Pay-to-play dynamics where sponsors get preferential access or speaking slots often mean the content serves vendors rather than attendees.
Recurring complaints from past attendees signal consistent problems. Check reviews. Ask people who’ve attended before. One person’s bad experience might be an outlier. Ten people saying the same thing is a pattern.
Organizers who can’t answer basic questions about expected attendance, typical job titles, or event structure probably haven’t thought through the experience.
Measuring your networking ROI
You need metrics, even if they feel uncomfortable.
Track these numbers over six months:
- Events attended
- New contacts made
- Conversations that led to second meetings
- Opportunities that emerged (jobs, projects, collaborations, introductions)
- Time invested versus results gained
Be brutally honest. If you’ve attended eight events and had zero meaningful follow-ups, the events aren’t working. If you’ve attended two events and landed a new client, you’re onto something.
Calculate your cost per meaningful connection. Include your time at your hourly rate, all expenses, and opportunity costs. If a meaningful connection costs you $500 in time and money, is that worth it for your career stage and goals?
Compare networking event ROI against alternatives.

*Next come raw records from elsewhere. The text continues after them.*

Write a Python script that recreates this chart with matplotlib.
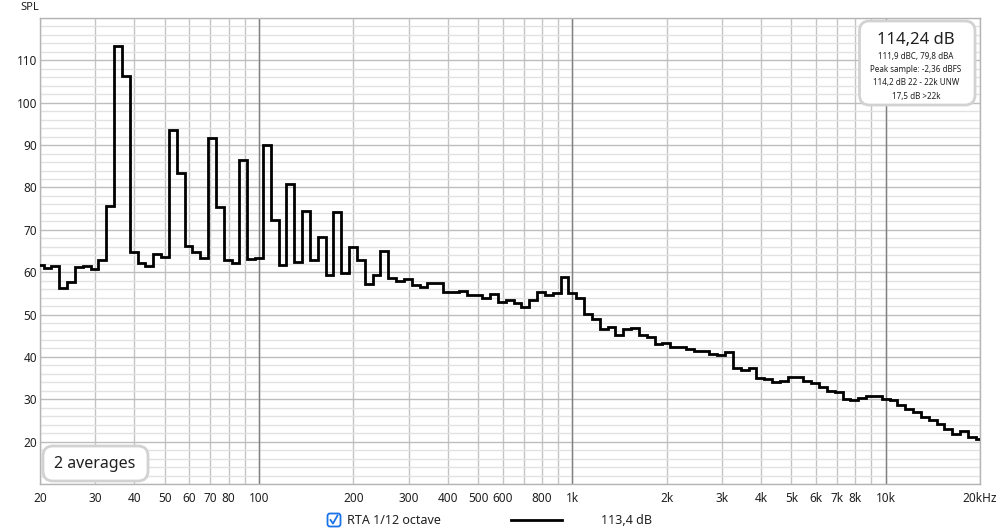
import numpy as np
import matplotlib
matplotlib.use("Agg")
import matplotlib.pyplot as plt
from matplotlib.patches import FancyBboxPatch
from matplotlib.lines import Line2D

plt.rcParams['font.family'] = ['Noto Sans', 'DejaVu Sans']

# 1/12 octave RTA bands, base-10 centres 1000*10^(k/40), k = -68 .. 52
band_index = list(range(-68, 53))
levels = [
    61.7, 61.0, 61.5, 56.3, 57.8, 61.2, 61.4, 60.8, 62.9, 75.7,
    113.4, 106.3, 64.8, 62.1, 61.5, 64.2, 63.7, 93.5, 83.5, 66.2,
    64.8, 63.3, 91.6, 75.4, 62.9, 62.1, 86.4, 63.1, 63.3, 90.0,
    72.4, 61.7, 80.9, 62.3, 74.4, 62.9, 68.3, 59.3, 74.2, 59.7,
    66.0, 62.9, 57.3, 59.3, 64.9, 58.7, 57.9, 58.4, 56.9, 56.6,
    57.5, 57.4, 55.3, 55.4, 55.6, 54.5, 54.5, 54.0, 54.8, 53.0,
    53.5, 52.7, 51.7, 53.5, 55.3, 54.5, 55.2, 58.8, 55.2, 53.8,
    50.1, 49.0, 46.5, 47.1, 45.2, 46.7, 46.8, 45.2, 44.7, 43.0,
    43.4, 42.4, 42.4, 41.8, 41.4, 41.4, 40.6, 40.5, 41.1, 37.4,
    37.0, 37.5, 35.1, 34.8, 34.1, 34.3, 35.3, 35.3, 34.4, 33.8,
    33.0, 32.0, 31.8, 30.0, 29.9, 30.2, 30.7, 30.8, 30.1, 29.9,
    28.7, 27.8, 27.1, 25.8, 25.2, 24.2, 23.0, 21.9, 22.4, 21.2,
    20.7,
]

x_ticks = [20, 30, 40, 50, 60, 70, 80, 90, 100, 200, 300, 400, 500, 600, 700,
           800, 900, 1000, 2000, 3000, 4000, 5000, 6000, 7000, 8000, 9000,
           10000, 20000]
x_labels = ['20', '30', '40', '50', '60', '70', '80', '', '100', '200', '300',
            '400', '500', '600', '', '800', '', '1k', '2k', '3k', '4k', '5k',
            '6k', '7k', '8k', '', '10k', '20kHz']
y_ticks = [20, 30, 40, 50, 60, 70, 80, 90, 100, 110]

info_main = "114,24 dB"
info_lines = ["111,9 dBC, 79,8 dBA", "Peak sample: -2,36 dBFS",
              "114,2 dB 22 - 22k UNW", "17,5 dB >22k"]

# band edges from the centre index
k = np.array(band_index)
edges = 1000 * 10 ** ((np.append(k, k[-1] + 1) - 0.5) / 40)

fig = plt.figure(figsize=(10, 5.31), dpi=100)
ax = fig.add_axes([0.04, 1 - 484 / 531, 0.94, 466 / 531])

ax.stairs(levels, edges, baseline=None, color='black', lw=2.0, zorder=5)

ax.set_xscale('log')
ax.set_xlim(20, 20000)
ax.set_ylim(10, 120)

ax.set_xticks(x_ticks)
ax.set_xticklabels(x_labels)
ax.xaxis.set_minor_locator(matplotlib.ticker.NullLocator())
ax.set_yticks(y_ticks)
ax.set_yticks(np.arange(10, 121, 2), minor=True)
ax.tick_params(which='both', length=0, labelsize=8.5, colors='#202020')
ax.tick_params(axis='x', pad=6)
ax.tick_params(axis='y', pad=2)

ax.grid(which='minor', axis='y', color='#e2e2e2', lw=1.0)
ax.grid(which='major', axis='y', color='#bdbdbd', lw=1.0)
ax.grid(which='major', axis='x', color='#c4c4c4', lw=1.0)
for d in [100, 1000, 10000]:
    ax.axvline(d, color='#808080', lw=1.0, zorder=1)
ax.set_axisbelow(True)
for s in ax.spines.values():
    s.set_color('#b4b4b4')
    s.set_linewidth(1.0)

fig.text(20 / 1000, 1 - 8 / 531, 'SPL', fontsize=8, va='center', ha='left', color='#202020')

# info box top right
fig.add_artist(FancyBboxPatch((8.595, (531 - 105) / 100), 1.155, 0.84,
                              boxstyle='round,pad=0,rounding_size=0.1',
                              transform=fig.dpi_scale_trans, facecolor='white',
                              edgecolor='#d2d2d2', lw=2.0, zorder=10))
fig.text(916 / 1000, 1 - 40 / 531, info_main, fontsize=12, ha='center', va='center',
         color='#202020', zorder=11)
for i, line in enumerate(info_lines):
    fig.text(916 / 1000, 1 - (57 + 13 * i) / 531, line, fontsize=5.8, ha='center',
             va='center', color='#202020', zorder=11)

# averages box bottom left
fig.add_artist(FancyBboxPatch((0.43, (531 - 481) / 100), 1.05, 0.35,
                              boxstyle='round,pad=0,rounding_size=0.1',
                              transform=fig.dpi_scale_trans, facecolor='white',
                              edgecolor='#d2d2d2', lw=2.0, zorder=10))
fig.text(95 / 1000, 1 - 464 / 531, '2 averages', fontsize=11.5, ha='center',
         va='center', color='#202020', zorder=11)

# legend row
fig.add_artist(FancyBboxPatch((3.275, (531 - 526.5) / 100), 0.13, 0.13,
                              boxstyle='round,pad=0,rounding_size=0.025',
                              transform=fig.dpi_scale_trans, facecolor='white',
                              edgecolor='#1a73e8', lw=1.3))
fig.add_artist(Line2D([3.305, 3.33, 3.375], [(531 - 520) / 100, (531 - 523.5) / 100,
                      (531 - 515.5) / 100], transform=fig.dpi_scale_trans,
                      color='#1a73e8', lw=1.3))
fig.text(347 / 1000, 1 - 520 / 531, 'RTA 1/12 octave', fontsize=9, ha='left',
         va='center', color='#202020')
fig.add_artist(Line2D([511 / 1000, 562 / 1000], [1 - 520 / 531, 1 - 520 / 531],
                      transform=fig.transFigure, color='black', lw=2.0))
fig.text(601 / 1000, 1 - 520 / 531, '113,4 dB', fontsize=9, ha='left',
         va='center', color='#202020')

fig.savefig('out.png', dpi=100)
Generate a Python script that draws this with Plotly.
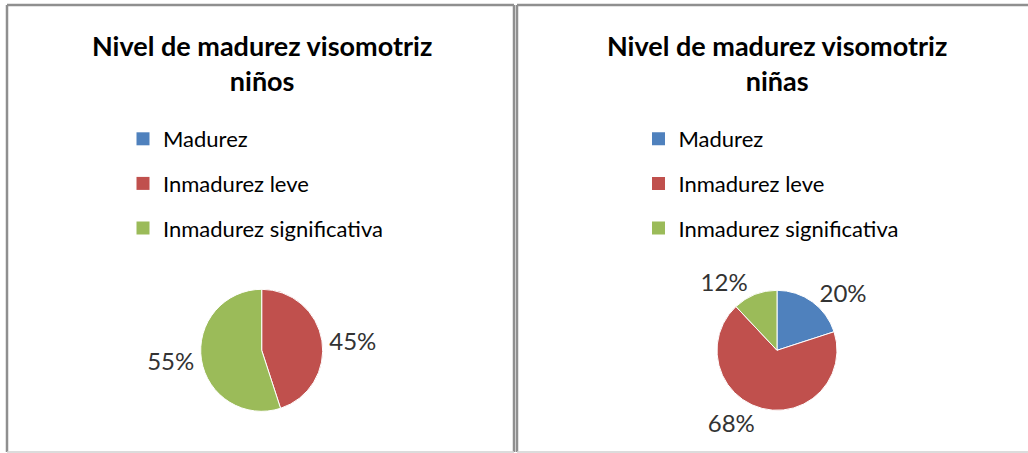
import plotly.graph_objects as go

categories = ["Madurez", "Inmadurez leve", "Inmadurez significativa"]
ninos_pct = [0, 45, 55]
ninas_pct = [20, 68, 12]
colors = ["#4F81BD", "#C0504D", "#9BBB59"]
titles = ["Nivel de madurez visomotriz<br>niños", "Nivel de madurez visomotriz<br>niñas"]

W, H = 1028, 453
FONT = "Lato"

fig = go.Figure()

def px(x):
    return x / W

def py(y):
    return 1 - y / H

# pies
pie_specs = [(ninos_pct, 261.7, 350.3, 61), (ninas_pct, 777.0, 350.3, 60)]
for vals, cx, cy, r in pie_specs:
    texts = [("%d%%" % v) if v > 0 else "" for v in vals]
    fig.add_trace(go.Pie(
        labels=categories, values=vals, text=texts,
        textinfo="text", textposition="outside",
        sort=False, direction="clockwise", rotation=0,
        marker=dict(colors=colors, line=dict(color="white", width=1)),
        textfont=dict(family=FONT, size=24, color="#333333"),
        domain=dict(x=[px(cx - r), px(cx + r)], y=[py(cy + r), py(cy - r)]),
        showlegend=False, hoverinfo="label+percent",
    ))

# legend entries (one per category, per panel)
for li, leg in enumerate(["legend", "legend2"]):
    for cat, col in zip(categories, colors):
        fig.add_trace(go.Scatter(
            x=[None], y=[None], mode="markers", name=cat,
            marker=dict(symbol="square", size=13, color=col),
            legend=leg, legendgroup=f"{leg}-{cat}", showlegend=True,
        ))

legend_common = dict(
    font=dict(family=FONT, size=22, color="#000000"),
    bgcolor="rgba(0,0,0,0)", borderwidth=0,
    tracegroupgap=13, itemsizing="trace",
    xanchor="left", yanchor="top",
)
fig.update_layout(
    legend=dict(x=px(123), y=py(118), **legend_common),
    legend2=dict(x=px(123 + 515.5), y=py(118), **legend_common),
)

# titles
for t, cx in zip(titles, [261.5, 777.0]):
    fig.add_annotation(
        text=t, x=px(cx), y=py(27), xref="paper", yref="paper",
        xanchor="center", yanchor="top", showarrow=False,
        font=dict(family=FONT, size=27, color="#000000", weight="bold"),
        align="center",
    )

# panel borders
dark = dict(color="#8f8f8f", width=2.5)
light = dict(color="#d0d0d0", width=1.5)
for x0, x1, right in [(7, 514, True), (517, 1060, False)]:
    fig.add_shape(type="line", xref="paper", yref="paper",
                  x0=px(x0), x1=px(x1), y0=py(5), y1=py(5), line=dark)
    fig.add_shape(type="line", xref="paper", yref="paper",
                  x0=px(x0), x1=px(x0), y0=py(5), y1=py(452), line=dark)
    if right:
        fig.add_shape(type="line", xref="paper", yref="paper",
                      x0=px(x1), x1=px(x1), y0=py(5), y1=py(452), line=dark)
    fig.add_shape(type="line", xref="paper", yref="paper",
                  x0=px(x0), x1=px(x1), y0=py(452), y1=py(452), line=light)

fig.update_layout(
    width=W, height=H,
    margin=dict(l=0, r=0, t=0, b=0),
    paper_bgcolor="white", plot_bgcolor="white",
    font=dict(family=FONT),
    xaxis=dict(visible=False), yaxis=dict(visible=False),
)

fig.write_html("out.html", config={"displayModeBar": False},
               post_script="document.body.style.margin='0';")
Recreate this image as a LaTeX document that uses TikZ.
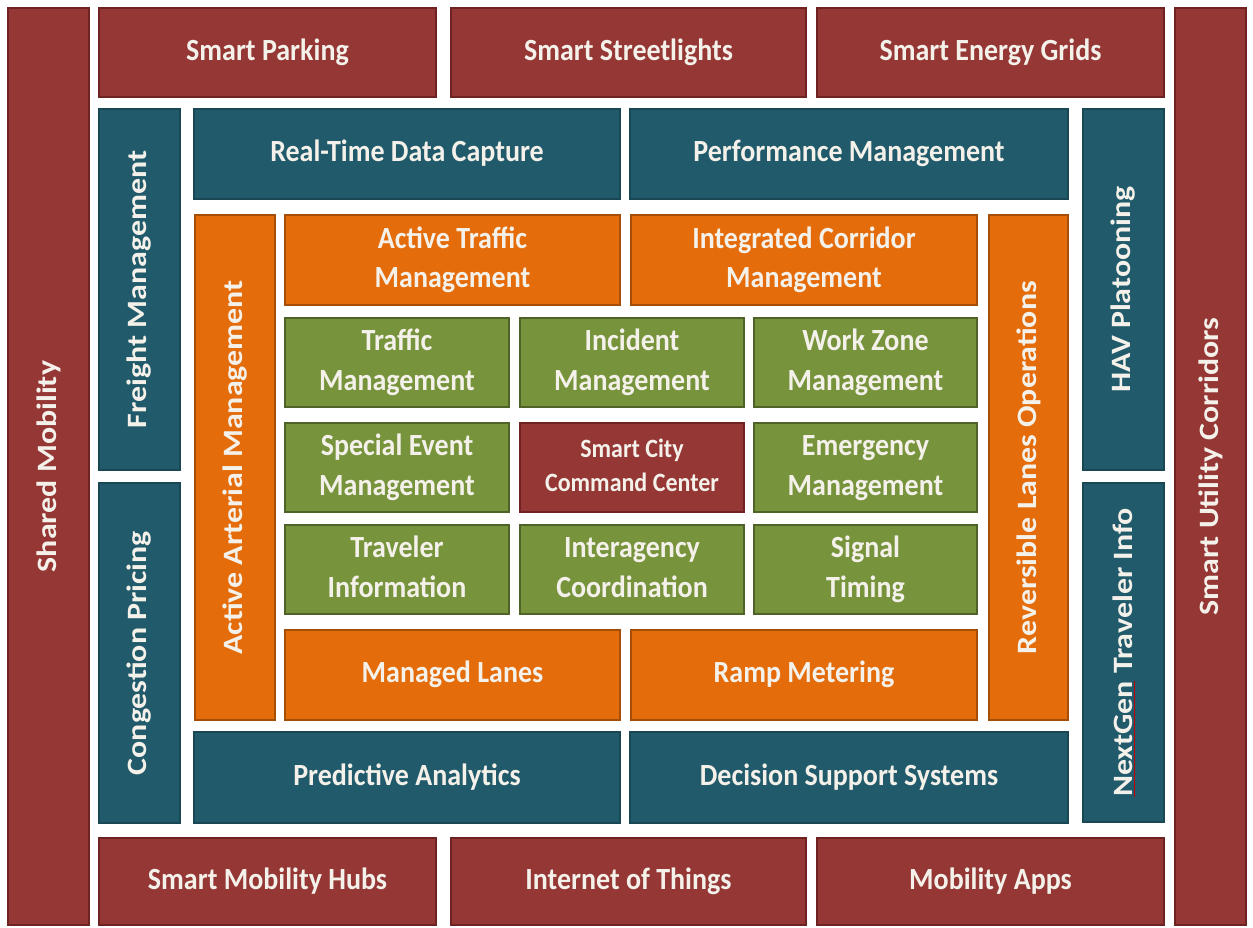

Did the same investment in online courses, content creation, or direct outreach produce better results?
Making the final call on any specific event
Here’s your decision tree:
Start with your current professional goal. Be specific. “Advance my career” is too vague. “Find a senior marketing role at a tech startup” works.
Ask whether this specific event moves you toward that specific goal. If the connection isn’t obvious, the event probably isn’t worth your time.
Consider your networking baseline. If you’re already well-connected in your industry, events need to clear a higher bar. If you’re new to a field or location, the bar is lower.
Factor in your personal networking style. Introverts might get more value from smaller, structured events. Extroverts might thrive in larger, open-format gatherings. Work with your nature, not against it.
Trust your gut on event quality. If something feels off about the organizer, format, or promotional materials, that instinct is usually right.
Making networking events work for your career
The honest answer to whether networking events are worth it: it depends entirely on which events you choose, how you prepare, and what you do afterward.
The professionals who get the most value treat networking like any other business investment. They set clear goals. They choose strategically. They measure results. They cut what doesn’t work and double down on what does.
You don’t need to attend every event. You need to attend the right events with the right mindset and follow through consistently. That might mean two carefully chosen gatherings per quarter rather than two random mixers per month.
Start small. Pick one event this month that aligns with a specific professional goal. Prepare properly. Focus on giving value. Follow up meaningfully. Then evaluate honestly whether it moved you forward. That real-world data beats any general advice about whether networking events are worth it.